Für jeden durch die Kultur verfeinerten Menschen wäre ein Aufenthalt unter den dort landläufigen Bedingungen gleich dem in einer Folterkammer, die zur Verletzung aller unserer Sinne und Empfindungen eingerichtet ist.
Ferner als eminent wichtig für die Beurteilung des Landes sind die Erwerbs- und Arbeitsverhältnisse Galiziens zu betrachten. Sich über diese umfassend und fachgemäß zu orientieren, bedürfte es kaufmännischer Vorkenntnisse und eingehender Enqueten.
Uns bestätigte schon die laienhafte Beobachtung und Umfrage, oft auch eine unaufgefordert erfolgte Mitteilung die bekannte Tatsache, daß es für die Masse der Bevölkerung in Galizien zu wenig Arbeit und Verdienst gibt, hauptsächlich aber, daß die Leistungsfähigkeit der Juden zu ihrem eigenen unermeßlichen Nachteil und Schaden eine einseitig ausgebildete ist. Einen großen Irrtum, mit dem in der Beurteilung der Landesverhältnisse in Galizien oft gerechnet wird, bin ich heute in der Lage, richtig zu stellen: es gibt kein Handwerk und keinen Erwerb, den die Juden in Galizien nicht treiben dürfen. Ebenso können sie, wie mir von maßgebender Seite versichert wurde, Grund und Boden auch in kleinen Parzellen durch Kauf erwerben oder pachten.
In der Regel sind sie nach dieser Richtung auch in der Praxis keiner anderen Handhabung und Auslegung der Gesetze unterworfen wie die christliche Bevölkerung.
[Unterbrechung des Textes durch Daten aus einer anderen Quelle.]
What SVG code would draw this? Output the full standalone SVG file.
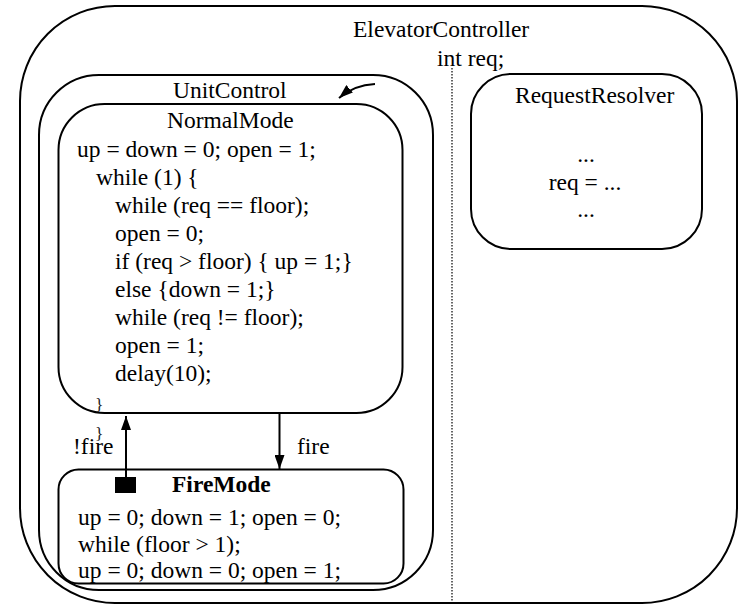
<svg xmlns="http://www.w3.org/2000/svg" width="738" height="604" viewBox="0 0 738 604">
<style>
.box{fill:none;stroke:#000;stroke-width:2}
.t{font-family:"Liberation Serif","Times New Roman",serif;font-size:23.5px;fill:#000}
.c{text-anchor:middle}
.b{font-weight:bold}
.br{font-family:"Liberation Serif","Times New Roman",serif;font-size:17.5px;fill:#222}
.ln{stroke:#000;stroke-width:2;fill:none}
</style>
<defs>
<marker id="ah" markerWidth="14" markerHeight="10" refX="14" refY="5" orient="auto" markerUnits="userSpaceOnUse">
<path d="M0,0 L14,5 L0,10 Z" fill="#000"/>
</marker>
</defs>
<rect width="738" height="604" fill="#fff"/>
<g id="ElevatorController">
<rect class="box" x="20" y="6" width="717" height="597" rx="95" ry="95"/>
<text class="t" x="353" y="37">ElevatorController</text>
<text class="t" x="437" y="66">int req;</text>
<line x1="452" y1="68" x2="452" y2="604" stroke="#000" stroke-width="1.2" stroke-dasharray="1.5,1.5"/>
</g>
<g id="UnitControl">
<rect class="box" x="39" y="75" width="394" height="515" rx="60" ry="60"/>
<text class="t" x="173" y="98">UnitControl</text>
</g>
<g id="NormalMode">
<rect class="box" x="58.5" y="104" width="344" height="309" rx="46" ry="46"/>
<text class="t" x="167" y="128">NormalMode</text>
<text class="t" x="77" y="157">up = down = 0; open = 1;</text>
<text class="t" x="96" y="185">while (1) {</text>
<text class="t" x="115" y="213">while (req == floor);</text>
<text class="t" x="115" y="241">open = 0;</text>
<text class="t" x="115" y="269">if (req &gt; floor) { up = 1;}</text>
<text class="t" x="115" y="297">else {down = 1;}</text>
<text class="t" x="115" y="325">while (req != floor);</text>
<text class="t" x="115" y="353">open = 1;</text>
<text class="t" x="115" y="381">delay(10);</text>
<text class="br" x="95" y="410">}</text>
<text class="br" x="95" y="439">}</text>
</g>
<g id="FireMode">
<rect class="box" x="58.5" y="469.5" width="345" height="114" rx="20" ry="20"/>
<text class="t b" x="172" y="492">FireMode</text>
<text class="t" x="78" y="525">up = 0; down = 1; open = 0;</text>
<text class="t" x="78" y="552">while (floor &gt; 1);</text>
<text class="t" x="78" y="578">up = 0; down = 0; open = 1;</text>
</g>
<g id="RequestResolver">
<rect class="box" x="471" y="74" width="231" height="175" rx="40" ry="40"/>
<text class="t" x="515" y="103">RequestResolver</text>
<text class="t c" x="586" y="162">...</text>
<text class="t c" x="585" y="190">req = ...</text>
<text class="t c" x="586" y="217">...</text>
</g>
<g id="connectors">
<path class="ln" d="M375,84 Q354,85 339,98" marker-end="url(#ah)"/>
<rect x="115" y="477" width="21" height="16" fill="#000"/>
<line class="ln" x1="126" y1="477" x2="126" y2="416" marker-end="url(#ah)"/>
<text class="t" x="73" y="454">!fire</text>
<line class="ln" x1="279.5" y1="413" x2="279.5" y2="469" marker-end="url(#ah)"/>
<text class="t" x="297" y="454">fire</text>
</g>
</svg>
Freilich sind die Verhältnisse in Bezug auf Bodenbesitz im ganzen Lande sehr bedauerliche, da der Großgrundbesitz die bäuerliche Bevölkerung in ihren vitalsten Interessen schädigt.
Nur die Schankgerechtigkeit und die Mautpacht sind diejenigen Erwerbszweige, die den Juden seitens der Regierung vollständig abgenommen und in christliche Hände übergeführt worden sind.
Auch damit erzähle ich nichts Neues, wenn ich berichte, daß der Kleinhandel in den Händen der Juden liegt, und ich würde nur Bekanntes wiederholen, wollte ich auf die historische Begründung dieser sich in allen Ländern gleichbleibenden Erscheinung näher eingehen.